To tackle the first problem I tried everything, read a whole bunch of web pages but in the end I didn’t get anywhere. My first intuition was that for some reason Matlab is not releasing memory it has allocated, probably due to some error of mine, and I just couldn’t find the source of the problem. After some time I started to think that maybe the problem is with the SVM library I am using repeatedly in my process. As I mentioned in a previous post, I have started using a Matlab wrapper over SVMLight. After digging into both libraries, adding some code to track memory allocations, I managed to prove that both libraries don’t free all the memory that they allocate. While working on all this, I learned a bit about MEX-Files (C functions that can be called from Matlab), since the wrapper library is a MEX, of course. So I learned that there are various ways to allocate/free memory when you’re working with MEX-Files. One, of course, is the C malloc/free functions. Every memory block allocated with “malloc” must be freed (other wise you’re leaking), and if you’re using Windows, you must free it exactly once (more causes exceptions). Another problem with malloc/free in MEF-Files is that memory allocated by “malloc” should not be returned to Matlab. An alternative to malloc/free is using Matlab’s mxMalloc/mxFree pair. Memory allocated by mxMalloc can be returned to Matlab. Additionally, when the MEX-File is released (i.e. the function call is over), any memory allocated with mxMalloc that was not part of the returned variables is automatically released.
So, all I needed to do was make sure that BOTH library would perform ALL their memory allocations with mxMalloc, and then I wouldn’t need to take care of the freeing – Matlab would do it for me (as a side-note I must tell you that in my scripts, I call these libraries over and over again in a loop, so there are many short calls to the MEX-File). So I simply aliased malloc to mxMalloc and free to mxFree (remember the good old “#define malloc mxMalloc” ?) and voila – problem solved (“worked around” would be a better definition). I left my process running for 8 hours, and the memory used by Matlab increased only by a few small MBs! Yipee!!!

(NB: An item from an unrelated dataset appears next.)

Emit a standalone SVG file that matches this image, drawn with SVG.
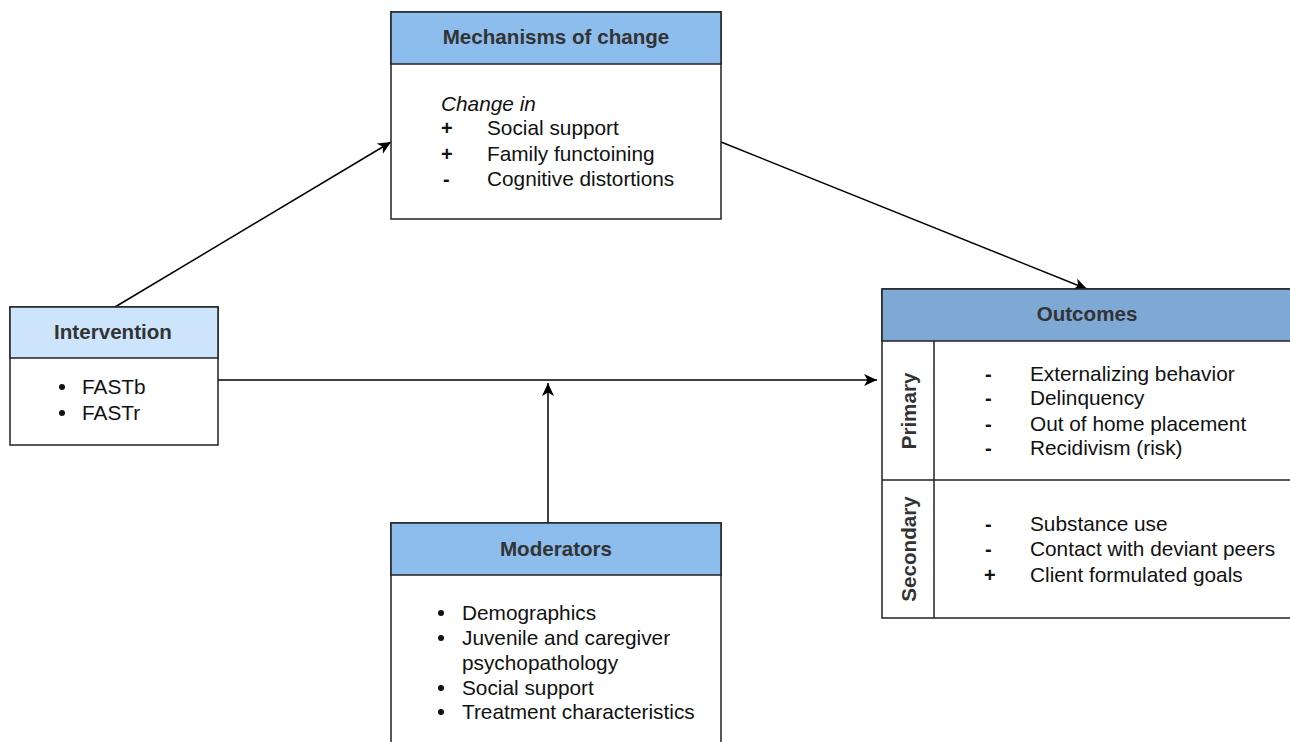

Once I had my memory problem resolved, I could start thinking about the CPU. So I changed my script files to separate the workload into 2 processes, instantiated 2 instances of Matlab – each running part of the job. At that point, the most incredible thing happened – once I started running the second process, the CPU turned flat (< 5% on both cores) and both processes got stuck with almost no progress at all!!! This drove me totally crazy! I tried changing the process affinity (i.e. define each process to run on a separate CPU), changed some system performance settings and even installed a hotfix that deals with performance problems on dual-core machine (you can download it from links in this thread) – but nada! Then I thought of trying something totally different. The code I was running was located on a remote computer. Actually, it was on a Disk-on-Key that was connected to my laptop (and the new PC has a network map to the DoK). I’m using this configuration because I take the DoK often with me and need to work on it from my laptop. So I connected the DoK directly to my workstation (the new PC with the dual-core CPU) and voila – both processes work marvelously, taking up 100% of both CPUs (cores)!!!
What have I learned from all this:
- As always, the source of the problems is usually where it makes most sense. With the memory, the problem is with 3rd party (non-commercial) code. This code was written for research purposes and I guess that as such there was little effort done to ensure no memory leaks. With the CPU – the problem with the issue of working on network mapped disks. I’m sure that once you’ve read everything above you’ve told yourself – “hey, but it’s so obvious!”. So as always, I should have followed my instincts in the first place…
- My little aliasing trick with malloc-mxMalloc is something to keep in mind. It might not always be a good idea (especially for long-running code) because if there is a leak it remains until the MEX-File is unloaded, but I guess that in many cases it’s a really good and simple workaround with minimum risk to harm code you’re not familiar with.
- Working from a network drive involves some hidden constraints that must be further investigated. It may be something that is specific to Matlab. Don’t know yet.